Function Documentation

static void continue_pme_loadbal ( pme_load_balancing_t *  pme_lb,
gmx_bool  bDlbUnlocked 
)
static

Prepare for another round of PME load balancing.

Parameters
[in,out]pme_lbPointer to PME load balancing struct
[in]bDlbUnlockedTRUE is DLB was locked and is now unlocked

If the conditions (e.g. DLB off/on, CPU/GPU throttling etc.) changed, the PP/PME balance might change and re-balancing can improve performance. This function adds 2 stages and adjusts the considered setup range.

static void pme_load_balance ( pme_load_balancing_t *  pme_lb,
t_commrec *  cr,
FILE *  fp_err,
FILE *  fp_log,
const gmx::MDLogger mdlog,
const t_inputrec &  ir,
const matrix  box,
gmx::ArrayRef< const gmx::RVec x,
double  cycles,
interaction_const_t *  ic,
struct nonbonded_verlet_t nbv,
struct gmx_pme_t **  pmedata,
int64_t  step 
)
static

Process the timings and try to adjust the PME grid and Coulomb cut-off.

The adjustment is done to generate a different non-bonded PP and PME load. With separate PME ranks (PP and PME on different processes) or with a GPU (PP on GPU, PME on CPU), PP and PME run on different resources and changing the load will affect the load balance and performance. The total time for a set of integration steps is monitored and a range of grid/cut-off setups is scanned. After calling pme_load_balance many times and acquiring enough statistics, the best performing setup is chosen. Here we try to take into account fluctuations and changes due to external factors as well as DD load balancing.
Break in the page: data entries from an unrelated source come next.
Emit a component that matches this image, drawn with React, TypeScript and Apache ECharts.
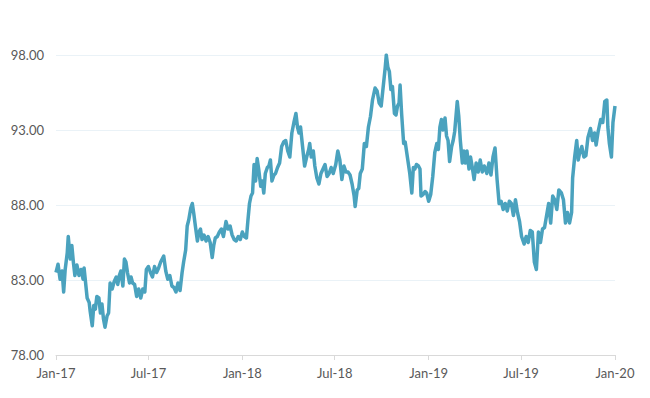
import React, { useEffect, useRef } from "react";
import * as echarts from "echarts";

// Day offsets from 2017-01-01
const days = [
  0, 4, 8, 12, 15, 18, 22, 24, 28, 31, 34, 37, 41, 45, 49, 53, 55, 58, 61, 65, 67, 71, 74, 77, 80, 84, 87, 90, 93, 96,
  100, 103, 106, 110, 114, 118, 121, 124, 127, 131, 134, 137, 140, 144, 147, 150, 154, 158, 162, 166, 170, 174, 177,
  181, 185, 189, 193, 197, 201, 205, 211, 215, 219, 223, 227, 231, 235, 239, 243, 247, 250, 254, 257, 260, 264, 267,
  270, 273, 277, 280, 283, 286, 290, 294, 298, 302, 306, 309, 312, 316, 320, 324, 328, 333, 337, 341, 345, 349, 353,
  357, 361, 365, 369, 373, 376, 379, 382, 385, 388, 391, 394, 397, 401, 404, 407, 410, 414, 417, 420, 423, 427, 430,
  434, 438, 442, 446, 450, 454, 458, 462, 466, 470, 473, 476, 479, 483, 487, 491, 495, 497, 500, 504, 507, 511, 515,
  519, 523, 527, 531, 535, 539, 543, 548, 552, 556, 560, 564, 568, 572, 576, 580, 584, 586, 590, 593, 596, 600, 604,
  608, 612, 616, 620, 625, 629, 633, 637, 641, 645, 647, 650, 653, 656, 659, 663, 666, 669, 672, 674, 677, 681, 684,
  687, 690, 693, 697, 700, 703, 706, 710, 713, 715, 719, 723, 726, 730, 734, 738, 742, 746, 749, 752, 755, 758, 762,
  765, 768, 771, 775, 778, 781, 786, 789, 792, 796, 799, 802, 805, 809, 812, 815, 819, 823, 827, 831, 835, 839, 844,
  848, 852, 856, 860, 864, 868, 872, 876, 880, 884, 888, 892, 896, 900, 904, 908, 912, 917, 921, 925, 929, 933, 937,
  941, 945, 949, 953, 957, 961, 965, 969, 973, 977, 981, 985, 990, 994, 998, 1002, 1006, 1010, 1012, 1016, 1020, 1023,
  1026, 1030, 1034, 1038, 1042, 1047, 1051, 1055, 1058, 1062, 1067, 1071, 1075, 1079, 1081, 1084, 1088, 1091, 1095,
];

const values = [
  83.5, 84.05, 83.05, 83.6, 82.2, 83.7, 84.8, 85.9, 84.4, 85.3, 84.2, 83.3, 84.0, 83.3, 83.7, 83.05, 83.8, 82.8, 81.8,
  81.5, 80.9, 79.95, 81.3, 81.05, 81.9, 81.8, 80.8, 81.4, 80.4, 79.85, 80.6, 80.8, 82.8, 82.4, 82.9, 83.2, 82.7, 83.3,
  83.6, 82.6, 84.4, 84.2, 83.5, 82.8, 83.2, 82.8, 82.7, 81.9, 82.4, 81.8, 82.4, 82.2, 83.7, 83.9, 83.5, 83.2, 83.9,
  83.5, 83.8, 84.2, 84.6, 83.6, 83.05, 83.3, 82.6, 82.5, 82.2, 82.8, 82.3, 83.5, 84.2, 85.0, 86.6, 87.0, 87.8, 88.1,
  87.4, 86.6, 85.6, 86.2, 86.4, 85.7, 86.0, 85.6, 85.9, 85.5, 84.5, 85.3, 85.8, 85.9, 86.2, 86.4, 85.9, 86.9, 86.4,
  86.6, 86.0, 85.7, 85.6, 85.9, 85.7, 86.2, 85.9, 85.8, 87.0, 88.1, 88.6, 88.8, 90.7, 89.6, 91.1, 90.4, 89.25, 89.6,
  88.8, 90.1, 90.5, 90.6, 91.0, 89.6, 90.0, 90.1, 90.5, 90.8, 91.9, 92.2, 92.3, 91.6, 91.2, 92.8, 93.5, 94.1, 93.2,
  92.8, 93.2, 91.9, 90.6, 91.2, 91.7, 92.1, 91.2, 91.6, 90.6, 89.8, 89.4, 90.1, 90.4, 90.7, 89.9, 90.1, 90.5, 90.1,
  90.7, 91.6, 91.0, 89.7, 90.6, 90.2, 90.2, 90.0, 89.4, 88.6, 87.9, 89.0, 89.1, 90.1, 90.4, 92.1, 91.9, 93.2, 93.9,
  95.0, 95.8, 95.6, 94.8, 94.6, 95.9, 97.2, 98.0, 97.2, 96.9, 95.7, 95.9, 94.1, 94.0, 94.6, 94.8, 96.0, 94.1, 92.1,
  92.2, 91.5, 90.8, 90.1, 88.8, 90.5, 90.4, 90.7, 90.6, 90.4, 88.6, 88.7, 88.9, 88.8, 88.25, 88.7, 89.9, 91.5, 92.1,
  91.7, 93.2, 93.7, 93.0, 93.8, 92.6, 92.3, 90.9, 91.9, 92.3, 92.9, 94.9, 93.9, 92.3, 90.8, 91.6, 90.8, 91.6, 90.4,
  91.2, 90.6, 89.7, 90.8, 90.2, 91.0, 90.2, 90.6, 90.1, 90.8, 90.0, 91.2, 91.8, 89.7, 88.1, 88.25, 87.7, 88.1, 87.6,
  88.25, 88.1, 87.3, 88.35, 87.5, 86.9, 85.9, 85.4, 85.9, 85.5, 86.3, 86.2, 84.2, 83.7, 86.2, 85.5, 86.4, 86.5, 87.3,
  88.1, 86.8, 88.6, 88.35, 87.7, 89.0, 88.8, 88.35, 86.8, 87.5, 86.8, 87.5, 89.8, 91.2, 92.3, 91.0, 91.5, 91.9, 91.2,
  91.3, 92.5, 93.1, 92.3, 92.8, 92.0, 92.9, 93.7, 93.5, 94.9, 95.0, 93.2, 92.1, 91.2, 93.5, 94.6,
];

const tickDays = [0, 181, 365, 546, 730, 911, 1095];
const tickLabels = ["Jan-17", "Jul-17", "Jan-18", "Jul-18", "Jan-19", "Jul-19", "Jan-20"];

export default function App() {
  const ref = useRef<HTMLDivElement>(null);
  useEffect(() => {
    document.body.style.margin = "0";
    if (!ref.current) return;
    const chart = echarts.init(ref.current, undefined, { renderer: "svg" });
    const font = "Lato, 'Open Sans', sans-serif";
    chart.setOption({
      animation: false,
      grid: { left: 56, right: 35, top: 55, bottom: 43, containLabel: false },
      xAxis: {
        type: "value",
        min: 0,
        max: 1095,
        splitLine: { show: false },
        axisLine: { show: true, lineStyle: { color: "#d9d9d9", width: 1 } },
        axisTick: { show: true, customValues: tickDays, length: 5, lineStyle: { color: "#d9d9d9" } },
        axisLabel: {
          customValues: tickDays,
          margin: 11,
          color: "#595959",
          fontFamily: font,
          fontSize: 13,
          formatter: (v: number) => {
            const i = tickDays.indexOf(Math.round(v));
            return i >= 0 ? tickLabels[i] : "";
          },
        },
      },
      yAxis: {
        type: "value",
        min: 78,
        max: 98,
        interval: 5,
        axisLine: { show: false },
        axisTick: { show: false },
        splitLine: { lineStyle: { color: "#eaf2f7", width: 1 } },
        axisLabel: {
          margin: 12,
          color: "#595959",
          fontFamily: font,
          fontSize: 13,
          formatter: (v: number) => v.toFixed(2),
        },
      },
      series: [
        {
          type: "line",
          data: days.map((d, i) => [d, values[i]]),
          showSymbol: false,
          symbol: "none",
          lineStyle: { color: "#4aa2be", width: 3.5, join: "round" },
        },
      ],
    });
    return () => chart.dispose();
  }, []);
  return <div ref={ref} style={{ width: 650, height: 398 }} />;
}
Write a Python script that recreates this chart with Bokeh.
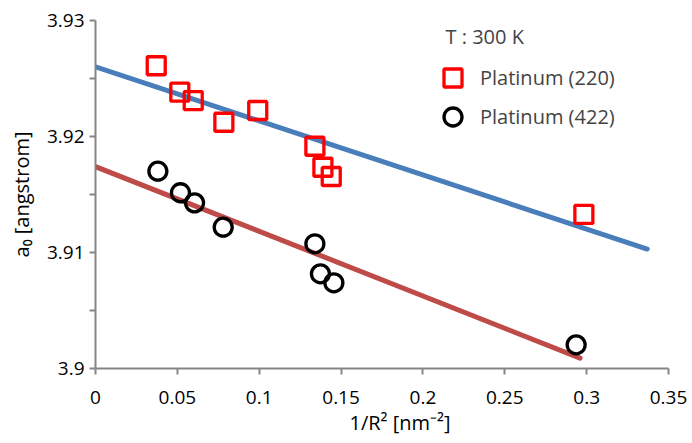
from bokeh.plotting import figure
from bokeh.models import Range1d, Legend, LegendItem, Label, FixedTicker, Title
from bokeh.embed import file_html
from bokeh.resources import INLINE

# Platinum (220) measured points
x_220 = [0.0371, 0.0515, 0.0597, 0.0784, 0.0991, 0.1340, 0.1389, 0.1440, 0.2983]
y_220 = [3.9261, 3.92382, 3.9231, 3.92123, 3.92224, 3.91916, 3.91735, 3.91655, 3.91328]
# Platinum (422) measured points
x_422 = [0.0381, 0.0519, 0.0605, 0.0780, 0.1340, 0.1374, 0.1456, 0.2936]
y_422 = [3.91701, 3.91515, 3.91428, 3.91218, 3.91075, 3.90816, 3.90739, 3.90204]
# trend lines (end points)
fit_x_220 = [0.0, 0.337]
fit_y_220 = [3.9260, 3.9103]
fit_x_422 = [0.0, 0.296]
fit_y_422 = [3.9174, 3.9009]

x_ticks = [0, 0.05, 0.1, 0.15, 0.2, 0.25, 0.3, 0.35]
x_tick_labels = ["0", "0.05", "0.1", "0.15", "0.2", "0.25", "0.3", "0.35"]
y_ticks = [3.9, 3.91, 3.92, 3.93]
y_tick_labels = ["3.9", "3.91", "3.92", "3.93"]
y_minor = [3.905, 3.915, 3.925]

FONT = "Open Sans"
AX = "#868686"

p = figure(width=690, height=442, output_backend="svg", toolbar_location=None,
           x_range=Range1d(0, 0.35), y_range=Range1d(3.9, 3.93),
           min_border_left=95, min_border_right=22, min_border_top=20, min_border_bottom=74)
p.outline_line_color = None
p.grid.visible = False

p.xaxis.ticker = FixedTicker(ticks=x_ticks)
p.xaxis.major_label_overrides = dict(zip(x_ticks, x_tick_labels))
p.yaxis.ticker = FixedTicker(ticks=y_ticks, minor_ticks=y_minor)
p.yaxis.major_label_overrides = dict(zip(y_ticks, y_tick_labels))

for ax in (p.xaxis, p.yaxis):
    ax.axis_line_color = AX
    ax.axis_line_width = 2
    ax.major_tick_line_color = AX
    ax.major_tick_line_width = 2
    ax.minor_tick_line_color = AX
    ax.minor_tick_line_width = 2
    ax.major_tick_in = 0
    ax.major_tick_out = 6
    ax.minor_tick_in = 0
    ax.minor_tick_out = 6
    ax.major_label_text_font = FONT
    ax.major_label_text_font_size = "19px"
    ax.major_label_text_color = "black"

p.xaxis.minor_tick_out = 0
p.xaxis.major_label_standoff = 16
p.yaxis.major_label_standoff = 5

p.yaxis.axis_label = "a₀ [angstrom]"
p.yaxis.axis_label_text_font = FONT
p.yaxis.axis_label_text_font_size = "20px"
p.yaxis.axis_label_text_font_style = "normal"
p.yaxis.axis_label_text_color = "black"
p.yaxis.axis_label_standoff = 9

p.add_layout(Title(text="1/R² [nm⁻²]", align="left", offset=254, standoff=0,
                   text_font=FONT, text_font_size="20px", text_font_style="normal",
                   text_color="black"), "below")

p.line(fit_x_220, fit_y_220, line_color="#4A7EBB", line_width=5, line_cap="round")
p.line(fit_x_422, fit_y_422, line_color="#BE4B48", line_width=5, line_cap="round")

sq = p.scatter(x_220, y_220, marker="square", size=18, fill_color=None,
               line_color="#FF0000", line_width=3.3)
ci = p.scatter(x_422, y_422, marker="circle", size=18, fill_color=None,
               line_color="black", line_width=3.3)

common = dict(orientation="vertical", border_line_color=None, background_fill_alpha=0,
              padding=0, margin=0, spacing=0, glyph_width=45, glyph_height=45,
              label_height=45, label_standoff=5, label_text_font=FONT,
              label_text_font_size="20px", label_text_baseline="middle")
leg1 = Legend(items=[LegendItem(label="Platinum (220)", renderers=[sq])],
              location=(335, 268), **common)
leg2 = Legend(items=[LegendItem(label="Platinum (422)", renderers=[ci])],
              location=(335, 229), **common)
p.add_layout(leg1, "center")
p.add_layout(leg2, "center")

p.add_layout(Label(x=350, y=332, x_units="screen", y_units="screen", text="T : 300 K",
                   text_font=FONT, text_font_size="20px", text_baseline="middle"))

open("out.html", "w").write(file_html(p, INLINE))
void pme_loadbal_do ( pme_load_balancing_t *  pme_lb,
struct t_commrec *  cr,
FILE *  fp_err,
FILE *  fp_log,
const gmx::MDLogger mdlog,
const t_inputrec &  ir,
t_forcerec *  fr,
const matrix  box,
gmx::ArrayRef< const gmx::RVec x,
gmx_wallcycle *  wcycle,
int64_t  step,
int64_t  step_rel,
gmx_bool bPrinting,
bool  useGpuPmePpCommunication 
)

Process cycles and PME load balance when necessary.

Process the cycles measured over the last nstlist steps and then either continue balancing or check if we need to trigger balancing. Should be called after the WallCycleCounter::Step cycle counter has been stopped. Returns if the load balancing is printing to fp_err.

void pme_loadbal_init ( pme_load_balancing_t **  pme_lb_p,
t_commrec *  cr,
const gmx::MDLogger mdlog,
const t_inputrec &  ir,
const matrix  box,
const interaction_const_t &  ic,
const nonbonded_verlet_t nbv,
gmx_pme_t *  pmedata,
gmx_bool  bUseGPU 
)

Initialize the PP-PME load balacing data and infrastructure.

Initialize the PP-PME load balacing data and infrastructure. The actual load balancing might start right away, later or never. The PME grid in pmedata is reused for smaller grids to lower the memory usage.

static void switch_to_stage1 ( pme_load_balancing_t *  pme_lb)
static

Switch load balancing to stage 1.

In this stage, only reasonably fast setups are run again.

Variable Documentation

const real c_maxSpacingScaling = 1.7

Scale the grid by a most at factor 1.7.

This still leaves room for about 4-4.5x decrease in grid spacing while limiting the cases where large imbalance leads to extreme cutoff scaling for marginal benefits.

This should help to avoid:

  • large increase in power consumption for little performance gain
  • increasing communication volume
  • limiting DLB